● DIRECTIVE
Each line below should be retyped exactly, with no pictures.

● SUPPLIED MATERIAL
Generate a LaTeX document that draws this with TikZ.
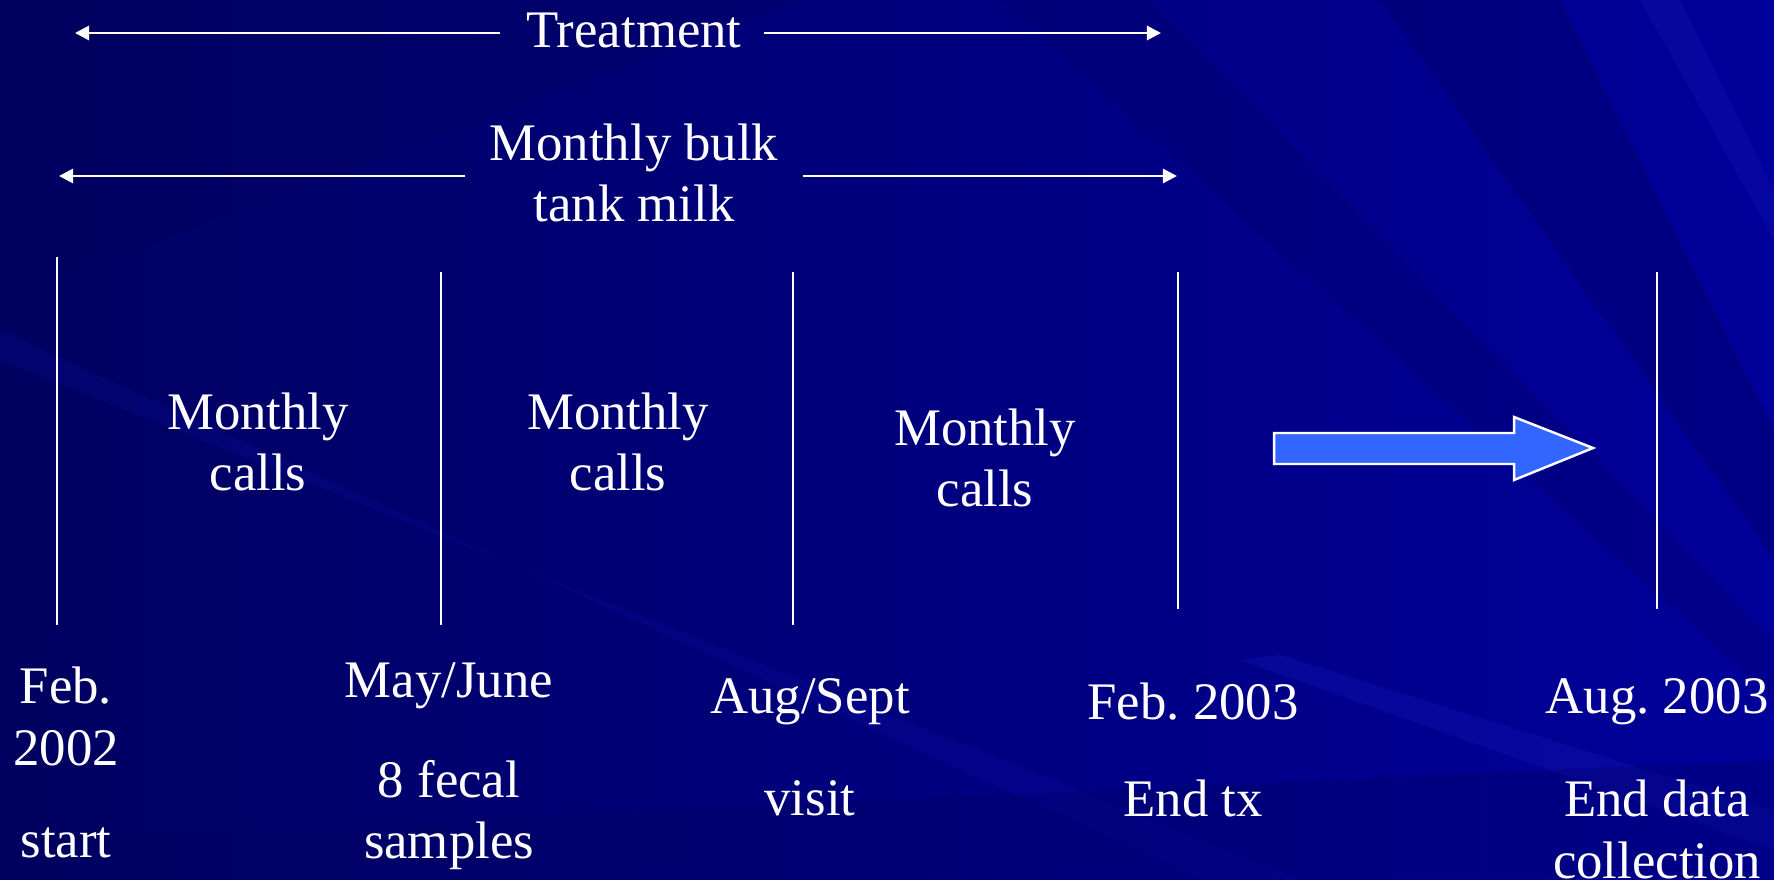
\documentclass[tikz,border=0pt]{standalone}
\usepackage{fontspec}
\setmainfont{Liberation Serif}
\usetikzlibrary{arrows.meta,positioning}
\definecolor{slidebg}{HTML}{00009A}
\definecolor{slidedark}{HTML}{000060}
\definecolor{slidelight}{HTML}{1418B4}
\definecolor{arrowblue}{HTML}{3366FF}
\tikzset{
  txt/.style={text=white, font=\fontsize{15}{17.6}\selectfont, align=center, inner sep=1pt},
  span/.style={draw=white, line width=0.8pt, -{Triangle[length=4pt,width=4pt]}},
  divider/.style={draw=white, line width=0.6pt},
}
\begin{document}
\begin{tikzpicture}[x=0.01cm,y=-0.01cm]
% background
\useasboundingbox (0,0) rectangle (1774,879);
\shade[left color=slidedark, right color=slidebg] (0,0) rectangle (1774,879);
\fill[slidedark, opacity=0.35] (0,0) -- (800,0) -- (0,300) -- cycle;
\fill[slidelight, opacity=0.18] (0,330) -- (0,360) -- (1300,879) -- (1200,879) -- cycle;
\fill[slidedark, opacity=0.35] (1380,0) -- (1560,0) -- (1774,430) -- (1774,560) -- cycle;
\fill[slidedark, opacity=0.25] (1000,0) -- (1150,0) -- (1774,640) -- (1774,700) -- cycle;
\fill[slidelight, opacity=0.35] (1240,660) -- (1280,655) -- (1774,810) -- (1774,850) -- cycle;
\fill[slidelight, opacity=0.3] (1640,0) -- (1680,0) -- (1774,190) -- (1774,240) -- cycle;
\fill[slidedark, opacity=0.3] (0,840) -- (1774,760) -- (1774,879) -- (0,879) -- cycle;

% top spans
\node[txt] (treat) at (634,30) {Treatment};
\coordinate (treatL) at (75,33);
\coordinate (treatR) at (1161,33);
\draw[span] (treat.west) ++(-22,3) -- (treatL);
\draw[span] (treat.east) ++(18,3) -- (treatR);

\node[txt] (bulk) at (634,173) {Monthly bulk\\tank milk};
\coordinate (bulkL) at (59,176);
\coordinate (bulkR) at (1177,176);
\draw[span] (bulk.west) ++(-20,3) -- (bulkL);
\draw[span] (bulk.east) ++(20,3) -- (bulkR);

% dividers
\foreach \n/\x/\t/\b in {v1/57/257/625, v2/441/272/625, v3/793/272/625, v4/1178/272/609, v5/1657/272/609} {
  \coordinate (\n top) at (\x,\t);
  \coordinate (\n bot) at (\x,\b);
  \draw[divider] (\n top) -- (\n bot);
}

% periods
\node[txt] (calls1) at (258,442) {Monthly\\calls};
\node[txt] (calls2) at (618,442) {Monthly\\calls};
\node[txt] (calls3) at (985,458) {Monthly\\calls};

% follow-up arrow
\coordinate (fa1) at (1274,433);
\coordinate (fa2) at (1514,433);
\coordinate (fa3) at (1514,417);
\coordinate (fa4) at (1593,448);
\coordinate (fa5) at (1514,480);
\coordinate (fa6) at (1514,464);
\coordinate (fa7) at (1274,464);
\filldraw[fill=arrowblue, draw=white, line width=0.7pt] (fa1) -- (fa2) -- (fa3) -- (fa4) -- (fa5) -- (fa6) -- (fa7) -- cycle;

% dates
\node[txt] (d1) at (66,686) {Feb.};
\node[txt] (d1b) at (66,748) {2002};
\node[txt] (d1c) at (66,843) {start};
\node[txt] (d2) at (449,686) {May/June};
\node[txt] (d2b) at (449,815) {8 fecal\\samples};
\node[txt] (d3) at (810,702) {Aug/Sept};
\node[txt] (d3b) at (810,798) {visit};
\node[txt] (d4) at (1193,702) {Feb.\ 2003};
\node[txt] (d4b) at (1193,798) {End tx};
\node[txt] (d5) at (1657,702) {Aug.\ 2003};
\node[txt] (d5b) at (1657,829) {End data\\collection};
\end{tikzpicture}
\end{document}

● ANSWER FOR THIS EXERCISE
Generate a LaTeX document that draws this with TikZ.
\documentclass[tikz,border=0pt]{standalone}
\usepackage{fontspec}
\setmainfont{Liberation Serif}
\usetikzlibrary{arrows.meta,positioning}
\definecolor{slidebg}{HTML}{00009A}
\definecolor{slidedark}{HTML}{000060}
\definecolor{slidelight}{HTML}{1418B4}
\definecolor{arrowblue}{HTML}{3366FF}
\tikzset{
  txt/.style={text=white, font=\fontsize{15}{17.6}\selectfont, align=center, inner sep=1pt},
  span/.style={draw=white, line width=0.8pt, -{Triangle[length=4pt,width=4pt]}},
  divider/.style={draw=white, line width=0.6pt},
}
\begin{document}
\begin{tikzpicture}[x=0.01cm,y=-0.01cm]
% background
\useasboundingbox (0,0) rectangle (1774,879);
\shade[left color=slidedark, right color=slidebg] (0,0) rectangle (1774,879);
\fill[slidedark, opacity=0.35] (0,0) -- (800,0) -- (0,300) -- cycle;
\fill[slidelight, opacity=0.18] (0,330) -- (0,360) -- (1300,879) -- (1200,879) -- cycle;
\fill[slidedark, opacity=0.35] (1380,0) -- (1560,0) -- (1774,430) -- (1774,560) -- cycle;
\fill[slidedark, opacity=0.25] (1000,0) -- (1150,0) -- (1774,640) -- (1774,700) -- cycle;
\fill[slidelight, opacity=0.35] (1240,660) -- (1280,655) -- (1774,810) -- (1774,850) -- cycle;
\fill[slidelight, opacity=0.3] (1640,0) -- (1680,0) -- (1774,190) -- (1774,240) -- cycle;
\fill[slidedark, opacity=0.3] (0,840) -- (1774,760) -- (1774,879) -- (0,879) -- cycle;

% top spans
\node[txt] (treat) at (634,30) {Treatment};
\coordinate (treatL) at (75,33);
\coordinate (treatR) at (1161,33);
\draw[span] (treat.west) ++(-22,3) -- (treatL);
\draw[span] (treat.east) ++(18,3) -- (treatR);

\node[txt] (bulk) at (634,173) {Monthly bulk\\tank milk};
\coordinate (bulkL) at (59,176);
\coordinate (bulkR) at (1177,176);
\draw[span] (bulk.west) ++(-20,3) -- (bulkL);
\draw[span] (bulk.east) ++(20,3) -- (bulkR);

% dividers
\foreach \n/\x/\t/\b in {v1/57/257/625, v2/441/272/625, v3/793/272/625, v4/1178/272/609, v5/1657/272/609} {
  \coordinate (\n top) at (\x,\t);
  \coordinate (\n bot) at (\x,\b);
  \draw[divider] (\n top) -- (\n bot);
}

% periods
\node[txt] (calls1) at (258,442) {Monthly\\calls};
\node[txt] (calls2) at (618,442) {Monthly\\calls};
\node[txt] (calls3) at (985,458) {Monthly\\calls};

% follow-up arrow
\coordinate (fa1) at (1274,433);
\coordinate (fa2) at (1514,433);
\coordinate (fa3) at (1514,417);
\coordinate (fa4) at (1593,448);
\coordinate (fa5) at (1514,480);
\coordinate (fa6) at (1514,464);
\coordinate (fa7) at (1274,464);
\filldraw[fill=arrowblue, draw=white, line width=0.7pt] (fa1) -- (fa2) -- (fa3) -- (fa4) -- (fa5) -- (fa6) -- (fa7) -- cycle;

% dates
\node[txt] (d1) at (66,686) {Feb.};
\node[txt] (d1b) at (66,748) {2002};
\node[txt] (d1c) at (66,843) {start};
\node[txt] (d2) at (449,686) {May/June};
\node[txt] (d2b) at (449,815) {8 fecal\\samples};
\node[txt] (d3) at (810,702) {Aug/Sept};
\node[txt] (d3b) at (810,798) {visit};
\node[txt] (d4) at (1193,702) {Feb.\ 2003};
\node[txt] (d4b) at (1193,798) {End tx};
\node[txt] (d5) at (1657,702) {Aug.\ 2003};
\node[txt] (d5b) at (1657,829) {End data\\collection};
\end{tikzpicture}
\end{document}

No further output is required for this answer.